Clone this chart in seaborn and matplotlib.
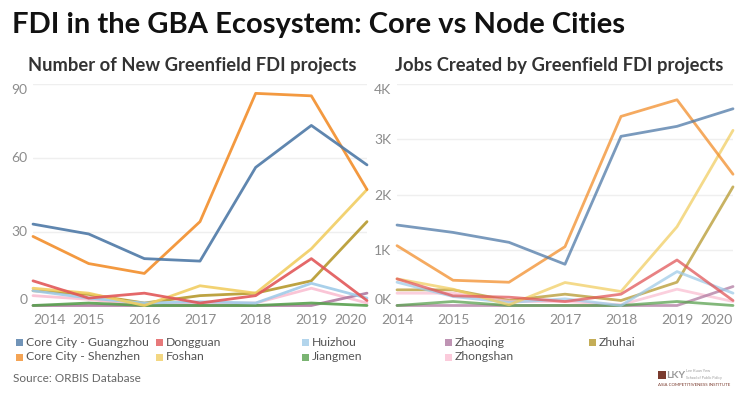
import numpy as np
import pandas as pd
import seaborn as sns
import matplotlib.pyplot as plt
from matplotlib.patches import Rectangle

years = [2014, 2015, 2016, 2017, 2018, 2019, 2020]
cities = ['Core City - Guangzhou', 'Core City - Shenzhen', 'Dongguan', 'Foshan',
          'Huizhou', 'Jiangmen', 'Zhaoqing', 'Zhongshan', 'Zhuhai']
colors = ['#4e79a7', '#f28e2b', '#e15759', '#f1ce63',
          '#a0cbe8', '#59a14f', '#b07aa1', '#fabfd2', '#b6992d']

# number of new greenfield FDI projects
guangzhou_proj = [33, 29, 19, 18, 56, 73, 57]
shenzhen_proj = [28, 17, 13, 34, 86, 85, 47]
dongguan_proj = [10, 3, 5, 1, 4, 19, 2]
foshan_proj = [7, 5, 0, 8, 5, 23, 47]
huizhou_proj = [6, 3, 1, 1.5, 1, 9, 3]
jiangmen_proj = [0, 1, 0, 0, 0, 1, 0]
zhaoqing_proj = [0, 0, 0, 0, 0, 0, 5]
zhongshan_proj = [4, 2.5, 0, 1, 1, 7, 1]
zhuhai_proj = [6, 4.5, 1, 4, 5, 10, 34]

# jobs created
guangzhou_jobs = [1450, 1317, 1138, 743, 3048, 3228, 3545]
shenzhen_jobs = [1078, 455, 419, 1060, 3407, 3707, 2365]
dongguan_jobs = [480, 174, 150, 72, 204, 820, 90]
foshan_jobs = [480, 294, 12, 414, 252, 1419, 3156]
huizhou_jobs = [420, 162, 54, 120, 0, 611, 222]
jiangmen_jobs = [0, 72, 0, 0, 0, 72, 0]
zhaoqing_jobs = [0, 0, 0, 0, 0, 0, 342]
zhongshan_jobs = [222, 222, 72, 72, 12, 294, 72]
zhuhai_jobs = [282, 282, 90, 204, 90, 420, 2138]

proj = [guangzhou_proj, shenzhen_proj, dongguan_proj, foshan_proj, huizhou_proj,
        jiangmen_proj, zhaoqing_proj, zhongshan_proj, zhuhai_proj]
jobs = [guangzhou_jobs, shenzhen_jobs, dongguan_jobs, foshan_jobs, huizhou_jobs,
        jiangmen_jobs, zhaoqing_jobs, zhongshan_jobs, zhuhai_jobs]

rows = []
for c, p, j in zip(cities, proj, jobs):
    for y, pv, jv in zip(years, p, j):
        rows.append({'city': c, 'year': y, 'projects': pv, 'jobs': jv})
df = pd.DataFrame(rows)

sns.set_theme(style='white')
plt.rcParams['font.family'] = ['Lato', 'DejaVu Sans']
palette = dict(zip(cities, colors))

fig = plt.figure(figsize=(7.49, 3.94), dpi=100)
ax1 = fig.add_axes([33 / 749, 1 - 305.5 / 394, 334 / 749, 222 / 394])
ax2 = fig.add_axes([397 / 749, 1 - 305.5 / 394, 336 / 749, 222 / 394])

# small series first, core cities on top
order = cities[::-1]
sns.lineplot(data=df, x='year', y='projects', hue='city', hue_order=order,
             palette=palette, legend=False, ax=ax1, linewidth=2, alpha=0.9)
sns.lineplot(data=df, x='year', y='jobs', hue='city', hue_order=order,
             palette=palette, legend=False, ax=ax2, linewidth=2, alpha=0.75)

tick_col = '#8c8c8c'
for ax, top, yt, ylab in [(ax1, 90, [0, 30, 60, 90], ['0', '30', '60', '90']),
                          (ax2, 4000, [0, 1000, 2000, 3000, 4000],
                           ['0K', '1K', '2K', '3K', '4K'])]:
    ax.set_xlim(2014, 2020)
    ax.set_ylim(0, top)
    ax.set_yticks(yt)
    ax.set_yticklabels(ylab)
    ax.set_xticks(years)
    ax.set_xticklabels([str(y) for y in years])
    ax.set_xlabel('')
    ax.set_ylabel('')
    for s in ax.spines.values():
        s.set_visible(False)
    ax.grid(axis='y', color='#efefef', linewidth=1)
    ax.set_axisbelow(True)
    ax.tick_params(axis='both', length=0, colors=tick_col, labelsize=10)
    ax.tick_params(axis='x', pad=6)
    ax.tick_params(axis='y', pad=4)
    yl = ax.get_yticklabels()
    yl[0].set_va('bottom')
    yl[-1].set_va('top')
    xl = ax.get_xticklabels()
    xl[-1].set_ha('right')
    for line in ax.lines:
        line.set_clip_on(False)

ax1.get_xticklabels()[0].set_ha('left')

fig.text(12 / 749, 1 - 25 / 394, 'FDI in the GBA Ecosystem: Core vs Node Cities',
         fontsize=21, fontweight='bold', color='#111111', va='center', ha='left')
fig.text(192 / 749, 1 - 66 / 394, 'Number of New Greenfield FDI projects',
         fontsize=13.2, fontweight='bold', color='#333333', va='center', ha='center')
fig.text(559 / 749, 1 - 66 / 394, 'Jobs Created by Greenfield FDI projects',
         fontsize=13.2, fontweight='bold', color='#333333', va='center', ha='center')

# legend
col_x = [16, 156, 302, 445, 589]
row_y = [342, 357]
for i, (c, col) in enumerate(zip(cities, colors)):
    x = col_x[i // 2]
    y = row_y[i % 2]
    fig.patches.append(Rectangle((x / 749, 1 - (y + 3.5) / 394), 7 / 749, 7 / 394,
                                 transform=fig.transFigure, facecolor=col,
                                 alpha=0.8, edgecolor='none'))
    fig.text((x + 10) / 749, 1 - y / 394, c, fontsize=8.8, color='#555555',
             va='center', ha='left')

fig.text(13 / 749, 1 - 379 / 394, 'Source: ORBIS Database', fontsize=8.5,
         color='#666666', va='center', ha='left')

# logo
fig.patches.append(Rectangle((658 / 749, 1 - 379 / 394), 8 / 749, 8 / 394,
                             transform=fig.transFigure, facecolor='#7a3b2e',
                             edgecolor='none'))
fig.text(666 / 749, 1 - 375 / 394, 'LKY', fontsize=7.5, fontweight='bold',
         color='#9a9a9a', va='center', ha='left')
fig.text(686 / 749, 1 - 371 / 394, 'Lee Kuan Yew', fontsize=2.8,
         color='#999999', va='center', ha='left')
fig.text(686 / 749, 1 - 378 / 394, 'School of Public Policy', fontsize=2.6,
         color='#999999', va='center', ha='left')
fig.text(658 / 749, 1 - 385 / 394, 'ASIA COMPETITIVENESS INSTITUTE', fontsize=3.2,
         color='#7a3b2e', va='center', ha='left')

fig.savefig('out.png', dpi=100)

### Your task
Please reproduce the listing exactly from its opening line through the line that contains "from matplotlib.patches import Rectangle", both included, with all pictures omitted.

### Result
Clone this chart in seaborn and matplotlib.
import numpy as np
import pandas as pd
import seaborn as sns
import matplotlib.pyplot as plt
from matplotlib.patches import Rectangle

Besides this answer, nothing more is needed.